I took on this team about 4 months ago from another position in the company. The team is split across 3 locations. I'm in the main office and the other two locations came from previous acquisitions. There are also 2 other locations that we interact with more loosely from other acquisitions.
As far as I can tell, they have never been a team in the years they've struggled together. I've given feedback to my directs about the "meetings after the meeting", pouncing on other people's mistakes, general comments about the people in other locations, bringing up things that happened years ago or vague comments about someone always doing X but they can never give me details, etc. Following the advice of not giving too much negative feedback at the start, I've tried not stress this. But I have given immediate repeated feedback to a few people on instances. (It took me a couple of months to realize the full extent of the issues.)
That seems to be working with my directs. At least a few times they have been more honest about their opinion at a meeting instead of choking it in. However, the Product Management side of this does not report to me and there are some serious issues there. For example, one of them had one of my directs do some work (explicitly without telling the rest of the team) that was outside of their area. Unfortunately, it wasn't great work and customers complained to our Technical Support who called me. I had no idea what they were talking about and we finally tracked down what happened. My direct who was involves swears never to do this again. (The problem is that he used to report to the people who told him to do it. So, we're working on him saying no to them!)

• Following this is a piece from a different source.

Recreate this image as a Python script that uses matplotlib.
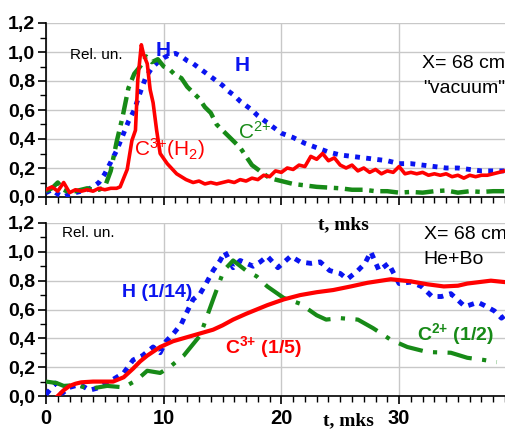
import matplotlib
matplotlib.use("Agg")
import matplotlib.pyplot as plt
from matplotlib.ticker import MultipleLocator, FuncFormatter

# ---------------- data (top panel: "vacuum") ----------------
top_red_t = [0, 0.5, 1, 1.5, 2, 2.5, 3, 3.5, 4, 4.5, 5, 5.5, 6, 6.3, 6.9, 7.3, 7.6, 7.8, 8.1, 8.3,
             8.6, 8.85, 9.1, 9.4, 9.7, 10.3, 11.1, 11.9, 12.5, 13, 13.5, 14, 14.5, 15,
             15.5, 16, 16.5, 17, 17.5, 18, 18.5, 19, 19.5, 20, 20.5, 21, 21.5, 22, 22.5, 23,
             23.5, 24, 24.5, 25, 25.5, 26, 26.5, 27, 27.5, 28, 28.5, 29, 29.5, 30, 30.5, 31,
             31.5, 32, 32.5, 33, 33.5, 34, 34.5, 35, 35.5, 36, 36.5, 37, 37.5, 38, 38.5, 39]
top_red_v = [0.05, 0.07, 0.04, 0.10, 0.03, 0.05, 0.04, 0.05, 0.04, 0.06, 0.05, 0.06, 0.06, 0.07,
             0.19, 0.39, 0.46, 0.81, 1.05, 0.98, 0.92, 0.74, 0.65, 0.46, 0.30, 0.23, 0.16, 0.12,
             0.10, 0.11, 0.09, 0.10, 0.09, 0.10, 0.11, 0.10, 0.12, 0.11, 0.13, 0.12,
             0.15, 0.14, 0.18, 0.17, 0.20, 0.19, 0.22, 0.21, 0.28, 0.26, 0.30, 0.25, 0.27, 0.22,
             0.20, 0.22, 0.18, 0.20, 0.17, 0.19, 0.16, 0.18, 0.17, 0.21, 0.16, 0.17, 0.16, 0.17,
             0.15, 0.16, 0.15, 0.16, 0.14, 0.15, 0.13, 0.15, 0.14, 0.15, 0.15, 0.16, 0.17, 0.18]

top_green_t = [0, 0.5, 1, 1.5, 2, 2.5, 3, 3.5, 4, 4.5, 5, 5.5, 6, 6.5, 7, 7.5, 8, 8.5, 9, 9.5,
               10, 10.5, 11, 11.5, 12, 12.5, 13, 13.5, 14, 14.5, 15, 15.5, 16, 16.5, 17, 17.5,
               18, 18.5, 19, 20, 21, 22, 23, 24, 25, 26, 27, 28, 29, 30, 31, 32, 33, 34, 35,
               36, 37, 38, 39]
top_green_v = [0.04, 0.06, 0.10, 0.05, 0.03, 0.04, 0.05, 0.06, 0.05, 0.05, 0.07, 0.18, 0.38,
               0.55, 0.75, 0.85, 0.90, 0.97, 0.93, 0.95, 0.90, 0.88, 0.84, 0.82, 0.76, 0.72,
               0.68, 0.62, 0.58, 0.50, 0.46, 0.42, 0.38, 0.34, 0.28, 0.22, 0.19, 0.16, 0.13,
               0.11, 0.09, 0.08, 0.07, 0.065, 0.06, 0.05, 0.05, 0.04, 0.04, 0.03, 0.035, 0.03,
               0.04, 0.045, 0.03, 0.04, 0.035, 0.04, 0.04]

top_blue_t = [0, 0.5, 1, 1.5, 2, 2.5, 3, 3.5, 4, 4.5, 5, 5.5, 6, 6.5, 7, 7.5, 8, 8.5, 9, 9.5,
              10, 10.5, 11, 11.5, 12, 12.5, 13, 13.5, 14, 14.5, 15, 15.5, 16, 16.5, 17, 17.5,
              18, 18.5, 19, 19.5, 20, 21, 22, 23, 24, 25, 26, 27, 28, 29, 30, 31, 32, 33, 34,
              35, 36, 37, 38, 39]
top_blue_v = [0.03, 0.05, 0.02, 0.00, 0.02, 0.03, 0.04, 0.05, 0.07, 0.10, 0.16, 0.24, 0.32,
              0.42, 0.52, 0.60, 0.72, 0.83, 0.89, 0.93, 0.96, 0.98, 0.99, 0.97, 0.94, 0.92,
              0.89, 0.86, 0.83, 0.80, 0.77, 0.73, 0.70, 0.66, 0.63, 0.60, 0.56, 0.53, 0.50,
              0.47, 0.44, 0.41, 0.37, 0.34, 0.31, 0.29, 0.28, 0.27, 0.26, 0.25, 0.23, 0.23,
              0.22, 0.21, 0.20, 0.20, 0.19, 0.18, 0.18, 0.18]

# ---------------- data (bottom panel: He+Bo) ----------------
bot_red_t = [1.0, 1.5, 2, 2.5, 3, 4, 5, 5.7, 6.6, 7.4, 8, 8.6, 9.7, 10.8, 12.5, 14.2, 15, 15.9,
             17, 17.9, 18.8, 20.2, 21.6, 23, 24.4, 25.9, 27.3, 29.3, 31, 32.4, 33.8, 35, 35.8,
             37.8, 39]
bot_red_v = [0.0, 0.04, 0.07, 0.085, 0.095, 0.10, 0.10, 0.10, 0.13, 0.19, 0.24, 0.28, 0.34,
             0.38, 0.42, 0.46, 0.49, 0.53, 0.57, 0.60, 0.63, 0.67, 0.70, 0.72, 0.735, 0.76,
             0.785, 0.81, 0.795, 0.775, 0.76, 0.765, 0.78, 0.80, 0.79]

bot_green_t = [0, 0.9, 1.5, 2.6, 3.7, 5.2, 6.6, 7.7, 8.6, 9.7, 10.5, 11.7, 13.1, 14.2, 15.1,
               15.9, 17, 17.9, 18.8, 20.2, 21.6, 23, 23.8, 25, 26.5, 27.8, 29.3, 30.7, 32.4,
               34.4, 35.8, 37.2, 38.3]
bot_green_v = [0.10, 0.09, 0.07, 0.076, 0.05, 0.07, 0.06, 0.11, 0.175, 0.16, 0.20, 0.28, 0.42,
               0.67, 0.87, 0.94, 0.87, 0.83, 0.76, 0.68, 0.64, 0.56, 0.53, 0.54, 0.53, 0.47,
               0.39, 0.34, 0.305, 0.30, 0.265, 0.25, 0.235]

bot_blue_t = [0, 0.4, 0.8, 1.4, 2, 2.9, 3.7, 4.6, 6.6, 7.4, 8.2, 9.1, 9.7, 10.2, 10.8, 11.5,
              11.9, 12.5, 13.1, 13.6, 14.2, 14.8, 15.2, 15.9, 16.5, 17.6, 18.2, 18.8, 19.7,
              20.8, 21.6, 22.5, 23.3, 24.1, 25, 25.6, 26.5, 27.1, 27.6, 28.3, 29.1, 30, 31,
              31.9, 32.8, 33.6, 34.4, 35.6, 36.7, 37.2, 38.1, 38.7, 39]
bot_blue_v = [0.01, 0.05, 0.09, 0.02, 0.06, 0.08, 0.04, 0.06, 0.16, 0.25, 0.28, 0.34, 0.30,
              0.38, 0.43, 0.50, 0.57, 0.67, 0.71, 0.78, 0.87, 0.94, 1.00, 0.89, 0.94, 0.90,
              0.93, 0.97, 0.89, 0.97, 0.93, 0.92, 0.93, 0.87, 0.85, 0.81, 0.87, 0.92, 1.00,
              0.87, 0.92, 0.78, 0.79, 0.76, 0.69, 0.69, 0.71, 0.62, 0.65, 0.63, 0.59, 0.54,
              0.56]

x_ticks = [0, 10, 20, 30]
x_tick_labels = ["0", "10", "20", "30"]

# ---------------- styling ----------------
RED = "#FF0000"
GREEN = "#178A17"
BLUE = "#0A14F0"
SANS = ["Liberation Sans", "DejaVu Sans"]
SERIF = ["Liberation Serif", "DejaVu Serif"]

plt.rcParams["font.family"] = SANS
plt.rcParams["mathtext.fontset"] = "custom"
plt.rcParams["mathtext.rm"] = "Liberation Sans"
plt.rcParams["mathtext.bf"] = "Liberation Sans:bold"
plt.rcParams["mathtext.it"] = "Liberation Sans:italic"

fig = plt.figure(figsize=(5.06, 4.30), dpi=100)
W, H = 506.0, 430.0

def ax_rect(left, top, right, bottom):
    return [left / W, 1 - bottom / H, (right - left) / W, (bottom - top) / H]

ax1 = fig.add_axes(ax_rect(46, 23, 505, 197))
ax2 = fig.add_axes(ax_rect(46, 223, 505, 396))

fmt = FuncFormatter(lambda v, p: f"{v:.1f}".replace(".", ","))

for ax in (ax1, ax2):
    ax.set_xlim(0, 39)
    ax.set_ylim(0, 1.2)
    ax.spines["top"].set_visible(False)
    ax.spines["right"].set_visible(False)
    ax.spines["left"].set_linewidth(1.2)
    ax.spines["bottom"].set_linewidth(1.2)
    ax.set_xticks(x_ticks)
    ax.xaxis.set_minor_locator(MultipleLocator(1))
    ax.yaxis.set_major_locator(MultipleLocator(0.2))
    ax.yaxis.set_minor_locator(MultipleLocator(0.1))
    ax.yaxis.set_major_formatter(fmt)
    ax.tick_params(axis="both", which="major", direction="out", length=6, width=1.2,
                   labelsize=14)
    ax.tick_params(axis="both", which="minor", direction="out", length=4, width=1.0)
    ax.grid(True, which="major", color="#C8C8C8", linewidth=1.0)
    ax.set_axisbelow(True)
    for lab in ax.get_yticklabels():
        lab.set_fontweight("bold")
    ax.tick_params(axis="y", pad=2)

ax1.tick_params(axis="x", labelbottom=False)
ax2.set_xticklabels(x_tick_labels, fontweight="bold", fontsize=14.5)
ax2.tick_params(axis="x", pad=3)

# ---- top panel lines ----
ax1.plot(top_blue_t, top_blue_v, color=BLUE, lw=3.5, linestyle=(0, (1.0, 1.3)),
         dash_capstyle="butt", zorder=3)
ax1.plot(top_green_t, top_green_v, color=GREEN, lw=3.2, linestyle=(0, (4, 1.5, 1, 1.5)),
         dash_capstyle="butt", zorder=4)
ax1.plot(top_red_t, top_red_v, color=RED, lw=2.6, zorder=5)

ax1.text(2.0, 0.98, "Rel. un.", fontsize=11, ha="left", va="center", color="black")
ax1.text(9.3, 1.01, "H", fontsize=15, fontweight="bold", color=BLUE, ha="left", va="center")
ax1.text(16.0, 0.91, "H", fontsize=15, fontweight="bold", color=BLUE, ha="left", va="center")
ax1.text(7.5, 0.33, r"C$^{3{+}}$(H$_2$)", fontsize=15, color=RED, ha="left", va="center")
ax1.text(16.3, 0.45, r"C$^{2{+}}$", fontsize=15, color=GREEN, ha="left", va="center")
ax1.text(39, 0.92, "X= 68 cm", fontsize=14, ha="right", va="center", color="black")
ax1.text(39, 0.75, "\"vacuum\"", fontsize=14, ha="right", va="center", color="black")

# ---- bottom panel lines ----
ax2.plot(bot_blue_t, bot_blue_v, color=BLUE, lw=3.5, linestyle=(0, (1.2, 1.3)),
         dash_capstyle="butt", zorder=3)
ax2.plot(bot_green_t, bot_green_v, color=GREEN, lw=3.0, linestyle=(0, (6, 2.5, 1, 2.5)),
         dash_capstyle="butt", zorder=4)
ax2.plot(bot_red_t, bot_red_v, color=RED, lw=3.0, zorder=5)

ax2.text(1.4, 1.13, "Rel. un.", fontsize=11, ha="left", va="center", color="black")
ax2.text(6.5, 0.72, "H (1/14)", fontsize=14, fontweight="bold", color=BLUE, ha="left", va="center")
ax2.text(15.2, 0.34, r"$\mathbf{C^{3{+}}}$ (1/5)", fontsize=14, fontweight="bold", color=RED,
         ha="left", va="center")
ax2.text(31.5, 0.43, r"$\mathbf{C^{2{+}}}$ (1/2)", fontsize=14, fontweight="bold", color=GREEN,
         ha="left", va="center")
ax2.text(32.1, 1.12, "X= 68 cm", fontsize=14, ha="left", va="center", color="black")
ax2.text(32.1, 0.95, "He+Bo", fontsize=14, ha="left", va="center", color="black")
ax2.text(25.3, 1.19, "t, mks", fontsize=14, fontweight="bold", family=SERIF,
         ha="center", va="center", color="black")

fig.text(348 / W, 1 - 421 / H, "t, mks", fontsize=14, fontweight="bold", family=SERIF,
         ha="center", va="center", color="black")

fig.savefig("out.png", dpi=100)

I have a coach who strongly suggested that this can only be effectively handled by getting everyone together. I did ask if it should be someone above us. My boss's boss and the PMs boss all report to the same manager. But my coach and manager said it should be me as challenging the team to start working as a team. It has to be remotely because of finances. I just had my reports here 6 weeks ago but not the others. What I am going to do is lead the team through a series of questions to each person in turn:
1) what can we celebrate from the last year;
2) Specific cases where that person felt they disappointed the team
3) Specific cases where that person felt the team disappointed them
Then we look at each of those lists and identify specific actions the team can take to either repeat the success or stop the disappointment.

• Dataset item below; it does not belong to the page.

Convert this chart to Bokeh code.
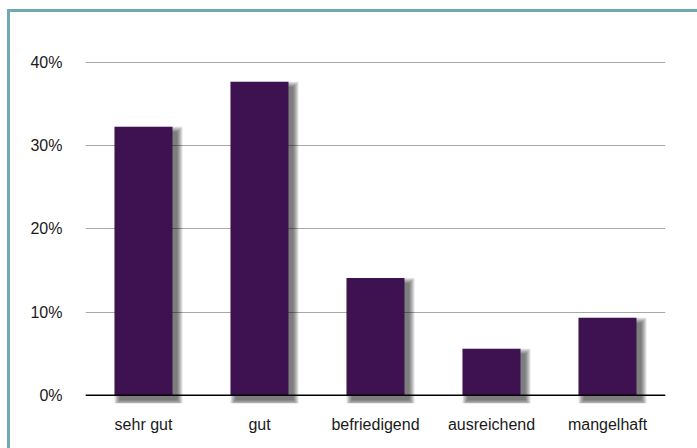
from bokeh.plotting import figure
from bokeh.models import FactorRange, Range1d, NumeralTickFormatter, Span, ColumnDataSource, FixedTicker, InlineStyleSheet
from bokeh.transform import dodge
from bokeh.embed import file_html
from bokeh.resources import INLINE

categories = ["sehr gut", "gut", "befriedigend", "ausreichend", "mangelhaft"]
shares = [0.323, 0.377, 0.141, 0.056, 0.093]
y_ticks = [0.0, 0.1, 0.2, 0.3, 0.4]

BAR_COLOR = "#3e1151"
BORDER_COLOR = "#70a8b3"

W, H = 697, 448
LEFT, RIGHT, TOP, BOTTOM = 85, 32, 58, 45
Y0, Y1 = -0.01, 0.405

p = figure(width=W, height=H, x_range=FactorRange(*categories, range_padding=0),
           y_range=Range1d(Y0, Y1), output_backend="svg", toolbar_location=None,
           min_border_left=LEFT, min_border_right=RIGHT, min_border_top=TOP,
           min_border_bottom=BOTTOM)
p.outline_line_color = None
p.background_fill_color = "white"
p.border_fill_color = "white"

frame_w = W - LEFT - RIGHT
frame_h = H - TOP - BOTTOM
px_x = 1.0 / (frame_w / len(categories))
px_y = (Y1 - Y0) / frame_h

src = ColumnDataSource(dict(cat=categories, val=shares))

# soft drop shadow
for k in range(6):
    src_k = ColumnDataSource(dict(cat=categories,
                                  top=[v - 5 * px_y + k * px_y for v in shares],
                                  bottom=[-5 * px_y - k * px_y] * len(shares)))
    p.vbar(x=dodge("cat", 5 * px_x, range=p.x_range), top="top", bottom="bottom",
           width=0.5 + 2 * k * px_x, source=src_k, fill_color="black",
           fill_alpha=0.11, line_color=None)

p.vbar(x="cat", top="val", bottom=0, width=0.5, source=src,
       fill_color=BAR_COLOR, line_color=None)

p.add_layout(Span(location=0, dimension="width", line_color="black", line_width=1.5))

p.xgrid.grid_line_color = None
p.ygrid.grid_line_color = "#a8a8a8"
p.ygrid.grid_line_width = 1
p.yaxis.ticker = FixedTicker(ticks=y_ticks)
p.yaxis.formatter = NumeralTickFormatter(format="0%")

for ax in (p.xaxis[0], p.yaxis[0]):
    ax.axis_line_color = None
    ax.major_tick_line_color = None
    ax.minor_tick_line_color = None
    ax.major_tick_out = 0
    ax.major_tick_in = 0
    ax.minor_tick_out = 0
    ax.major_label_text_font = "Liberation Sans"
    ax.major_label_text_font_size = "16px"
    ax.major_label_text_color = "#1a1a1a"
p.yaxis.major_label_standoff = 23
p.xaxis.major_label_standoff = 12

# outer frame: only its top and left edges fall inside the window
p.stylesheets = [InlineStyleSheet(css=f"""
:host {{ position: relative; }}
:host::after {{
  content: ""; position: absolute; left: 7px; top: 9px; right: 0; bottom: 0;
  border-top: 3px solid {BORDER_COLOR}; border-left: 3px solid {BORDER_COLOR};
  pointer-events: none; box-sizing: border-box;
}}
""")]

open("out.html", "w").write(file_html(p, INLINE))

The real keys to me is some of the things after this. First, they are never supposed to bring up these events again unless it is to say they've learned something new from it. Secondly, if someone tries to start a "meeting after the meeting", the people are supposed to stop it and get them to call another meeting to address the problem. Thirdly, I'll be looking out for those pregnant pauses or cases where someone is backing away from saying how they feel and challenging the group to look deeper for unresolved conflict.
I'm a little nervous to say the least :) but think I can to this. I've enlisted 2 people in the geographies where I won't be and am flying to be with the Product Management team and my directs there My coach and manager both thing I'm good at sensing conflict and have the respect if not yet trust of everyone.

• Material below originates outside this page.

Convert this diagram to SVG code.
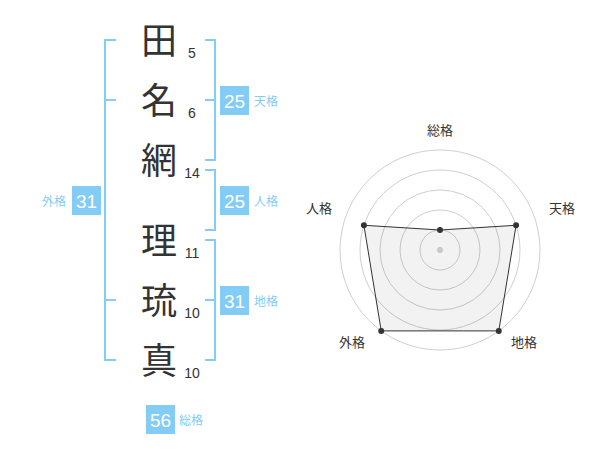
<svg xmlns="http://www.w3.org/2000/svg" width="600" height="470" viewBox="0 0 600 470">
<style>
.ch{font-family:"Noto Sans CJK JP","Noto Sans CJK SC",sans-serif;font-size:36px;fill:#333;text-anchor:middle}
.st{font-family:"Liberation Sans",Arial,sans-serif;font-size:14px;fill:#333;text-anchor:middle}
.br{fill:none;stroke:#82ccf5;stroke-width:2}
.bx{fill:#82ccf5}
.bn{font-family:"Liberation Sans",Arial,sans-serif;font-size:19px;fill:#fff;text-anchor:middle}
.bl{font-family:"Noto Sans CJK JP",sans-serif;font-size:12px;fill:#82ccf5}
.ring{fill:none;stroke:#cfcfcf;stroke-width:1}
.rl{font-family:"Noto Sans CJK JP",sans-serif;font-size:13px;fill:#333;text-anchor:middle}
.dot{fill:#333}
</style>
<rect width="600" height="470" fill="#fff"/>
<g id="chars">
<text class="ch" x="159" y="54">田</text>
<text class="ch" x="159" y="114">名</text>
<text class="ch" x="159" y="174">網</text>
<text class="ch" x="159" y="254">理</text>
<text class="ch" x="159" y="314">琉</text>
<text class="ch" x="159" y="374">真</text>
<text class="st" x="192" y="58">5</text>
<text class="st" x="192" y="118">6</text>
<text class="st" x="192" y="178">14</text>
<text class="st" x="192" y="258">11</text>
<text class="st" x="192" y="318">10</text>
<text class="st" x="192" y="378">10</text>
</g>
<g id="connectors">
<path class="br" d="M116,40 H105 V360 H116 M105,100 H116 M105,300 H116"/>
<path class="br" d="M205,40 H215 V160 H205 M205,100 H215"/>
<path class="br" d="M205,170 H215 V230 H205"/>
<path class="br" d="M205,240 H215 V360 H205 M205,300 H215"/>
</g>
<g id="tenkaku">
<rect class="bx" x="220" y="86" width="29" height="29"/>
<text class="bn" x="234.5" y="107.5">25</text>
<text class="bl" x="254" y="106">天格</text>
</g>
<g id="jinkaku">
<rect class="bx" x="220" y="186" width="29" height="29"/>
<text class="bn" x="234.5" y="207.5">25</text>
<text class="bl" x="254" y="206">人格</text>
</g>
<g id="chikaku">
<rect class="bx" x="220" y="286" width="29" height="29"/>
<text class="bn" x="234.5" y="307.5">31</text>
<text class="bl" x="254" y="306">地格</text>
</g>
<g id="gaikaku">
<rect class="bx" x="72" y="186" width="29" height="29"/>
<text class="bn" x="86.5" y="207.5">31</text>
<text class="bl" x="42" y="206">外格</text>
</g>
<g id="soukaku">
<rect class="bx" x="146" y="405" width="29" height="29"/>
<text class="bn" x="160.5" y="426.5">56</text>
<text class="bl" x="179" y="425">総格</text>
</g>
<g id="radar">
<circle class="ring" cx="440" cy="250" r="20"/>
<circle class="ring" cx="440" cy="250" r="40"/>
<circle class="ring" cx="440" cy="250" r="60"/>
<circle class="ring" cx="440" cy="250" r="80"/>
<circle class="ring" cx="440" cy="250" r="100"/>
<polygon points="440,230 516.08,225.28 498.78,330.9 381.22,330.9 363.92,225.28" fill="#000" fill-opacity="0.05" stroke="#333" stroke-width="1"/>
<circle cx="440" cy="250" r="3" fill="#c8c8c8"/>
<circle class="dot" cx="440" cy="230" r="3"/>
<circle class="dot" cx="516.08" cy="225.28" r="3"/>
<circle class="dot" cx="498.78" cy="330.9" r="3"/>
<circle class="dot" cx="381.22" cy="330.9" r="3"/>
<circle class="dot" cx="363.92" cy="225.28" r="3"/>
<text class="rl" x="440" y="135">総格</text>
<text class="rl" x="562" y="213">天格</text>
<text class="rl" x="319" y="213">人格</text>
<text class="rl" x="352" y="347">外格</text>
<text class="rl" x="524" y="347">地格</text>
</g>
</svg>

I am concerned about a few things but have been re-reading my Crucial Conversations and Influencer books again. I am going to schedule this meeting after having a conversation with the head of the Product Management group about doing this. Everyone will know the agenda and can be prepared. I've also picked a few people to work with from each geography to be the ones to volunteer to go first. My Project Manager says she'll go first. She's nervous about the idea of having to say out loud the problems but can do it.
I trust my coach. She's been doing this for many years and has had a lot of interactions with our company. So, she knows a lot of this history.
Has anyone tried to do this? Did it work? I'm preparing how I'll handle people either getting defensive or being nasty. (Hopefully, I'll be able to pull it off when it's real versus practice!) Since I'm going to coach a few people into talking before the fact, I'll have a few things brought up. I'm concerned about everyone clamming up and my not being able to draw them out. (In the past, they seem to do that and then complain afterwards to the people in their geography.)